Summarise multiple functions at once using tidyeval in dplyr 1.0

107 views Asked by At

Say we have a data frame,

library(tidyverse)
library(rlang)

df <- tibble(id = rep(c(1:2), 10),
             grade = sample(c("A", "B", "C"), 20, replace = TRUE))

we would like to get the mean of grades grouped by id,

df %>% 
    group_by(id) %>% 
    summarise(
        n = n(),
        mu_A = mean(grade == "A"),
        mu_B = mean(grade == "B"),
        mu_C = mean(grade == "C")
    )

I am handling a case where there are multiple conditions (many grades in this case) and would like to make my code more robust. How can we simplify this using tidyevaluation in dplyr 1.0?

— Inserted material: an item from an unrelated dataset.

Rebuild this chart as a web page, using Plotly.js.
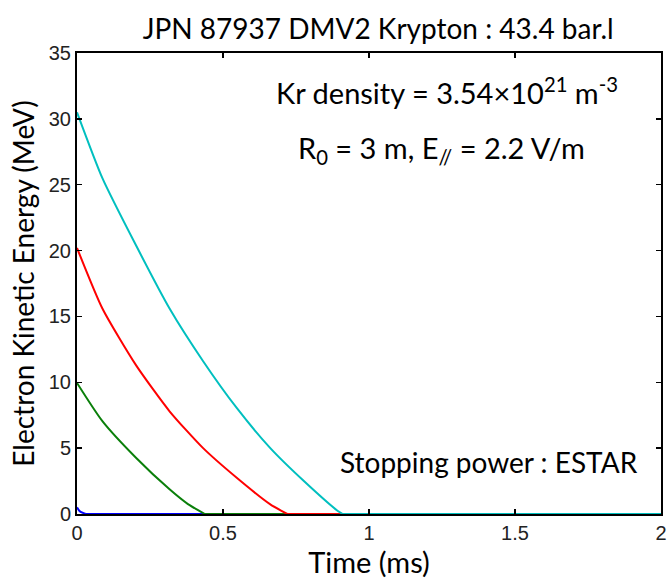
<!DOCTYPE html>
<html>
<head>
<meta charset="utf-8">
<script src="https://cdn.plot.ly/plotly-3.0.1.min.js"></script>
<style>html,body{margin:0;padding:0;background:#fff;}#chart{width:667px;height:581px;}</style>
</head>
<body>
<div id="chart"></div>
<script>
// Time (ms) and electron kinetic energy (MeV) for each initial energy
const blueT  = [0, 0.01, 0.03, 2];
const blueE  = [0.5, 0.2, 0, 0];
const greenT = [0, 0.087, 0.202, 0.317, 0.38, 0.438, 2];
const greenE = [9.95, 7.05, 4.27, 1.87, 0.75, 0, 0];
const redT   = [0, 0.087, 0.202, 0.317, 0.432, 0.547, 0.662, 0.72, 2];
const redE   = [20.2, 15.6, 11.3, 7.8, 5.0, 2.75, 0.73, 0, 0];
const cyanT  = [0, 0.087, 0.202, 0.317, 0.432, 0.547, 0.662, 0.777, 0.892, 0.91, 2];
const cyanE  = [30.5, 25.5, 20.4, 15.6, 11.6, 8.05, 5.0, 2.5, 0.25, 0, 0];
const xTicks = [0, 0.5, 1, 1.5, 2];
const xTickText = ['0', '0.5', '1', '1.5', '2'];
const yTicks = [0, 5, 10, 15, 20, 25, 30, 35];

const tfont = 'Lato, "Open Sans", sans-serif';
const data = [];
function addSeries(t, e, c) {
  // decaying part (smooth) up to where energy reaches zero, then flat part
  const k = e.indexOf(0);
  data.push({x: t.slice(0, k + 1), y: e.slice(0, k + 1), type: 'scatter', mode: 'lines',
    line: {color: c, width: 2, shape: 'spline', smoothing: 0.6}, showlegend: false, hoverinfo: 'skip'});
  data.push({x: t.slice(k), y: e.slice(k), type: 'scatter', mode: 'lines',
    line: {color: c, width: 2}, showlegend: false, hoverinfo: 'skip'});
}
addSeries(blueT, blueE, '#0000FF');
addSeries(greenT, greenE, '#0A7F0A');
addSeries(redT, redE, '#FF0000');
addSeries(cyanT, cyanE, '#00BFBF');

const axisCommon = {
  showgrid: false, zeroline: false, showline: true, linecolor: '#000', linewidth: 2,
  mirror: 'ticks', ticks: 'inside', ticklen: 5, tickwidth: 1.5, tickcolor: '#000',
  tickfont: {family: '"Liberation Sans", Arial, sans-serif', size: 20, color: '#222'}
};
const layout = {
  width: 667, height: 581,
  margin: {l: 77, r: 6, t: 53, b: 67},
  paper_bgcolor: '#fff', plot_bgcolor: '#fff',
  title: {text: 'JPN 87937 DMV2 Krypton : 43.4 bar.l', font: {family: tfont, size: 28, color: '#000'}, x: 0.567, xanchor: 'center', y: 0.95, yanchor: 'middle'},
  xaxis: Object.assign({}, axisCommon, {range: [0, 2], tickvals: xTicks, ticktext: xTickText,
    title: {text: 'Time (ms)', font: {family: tfont, size: 29, color: '#000'}, standoff: 1}}),
  yaxis: Object.assign({}, axisCommon, {range: [0, 35], tickvals: yTicks,
    title: {text: 'Electron Kinetic Energy (MeV)', font: {family: tfont, size: 28, color: '#000'}, standoff: 6}}),
  annotations: [
    {text: 'Kr density = 3.54×10<sup>21</sup> m<sup>-3</sup>', xref: 'paper', yref: 'paper', x: 0.93, y: 0.918, xanchor: 'right', yanchor: 'middle', showarrow: false, font: {family: tfont, size: 29, color: '#000'}},
    {text: 'R<sub>0</sub> = 3 m, E<sub>//</sub> = 2.2 V/m', xref: 'paper', yref: 'paper', x: 0.873, y: 0.79, xanchor: 'right', yanchor: 'middle', showarrow: false, font: {family: tfont, size: 29, color: '#000'}},
    {text: 'Stopping power : ESTAR', xref: 'paper', yref: 'paper', x: 0.964, y: 0.113, xanchor: 'right', yanchor: 'middle', showarrow: false, font: {family: tfont, size: 28, color: '#000'}}
  ]
};
Plotly.newPlot('chart', data, layout, {staticPlot: true, displayModeBar: false});
</script>
</body>
</html>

I am talking about the idea of generating multiple column names by passing all grades at once, without breaking the flow of piping in dplyr, something like

# how to get the mean of A, B, C all at once?
mu_{grade} := mean(grade == {grade})
1

There are 1 answers

0
ThomasJc On

I actually found the answer to my own question from a post that I wrote 2 years ago...

I am just going to post the code right below hoping to help anybody that comes across the same problem.

make_expr <- function(x) {
    x %>%
        map( ~ parse_expr(str_glue("mean(grade == '{.x}')")))
}

# generate multiple expressions
grades <- c("A", "B", "C")
exprs  <- grades %>% make_expr() %>% set_names(paste0("mu_", grades))

# we can 'top up' something extra by adding named element 
exprs <- c(n = parse_expr("n()"), exprs) 

# using the big bang operator `!!!` to force expressions in data frame
df %>% group_by(id) %>% summarise(!!!exprs)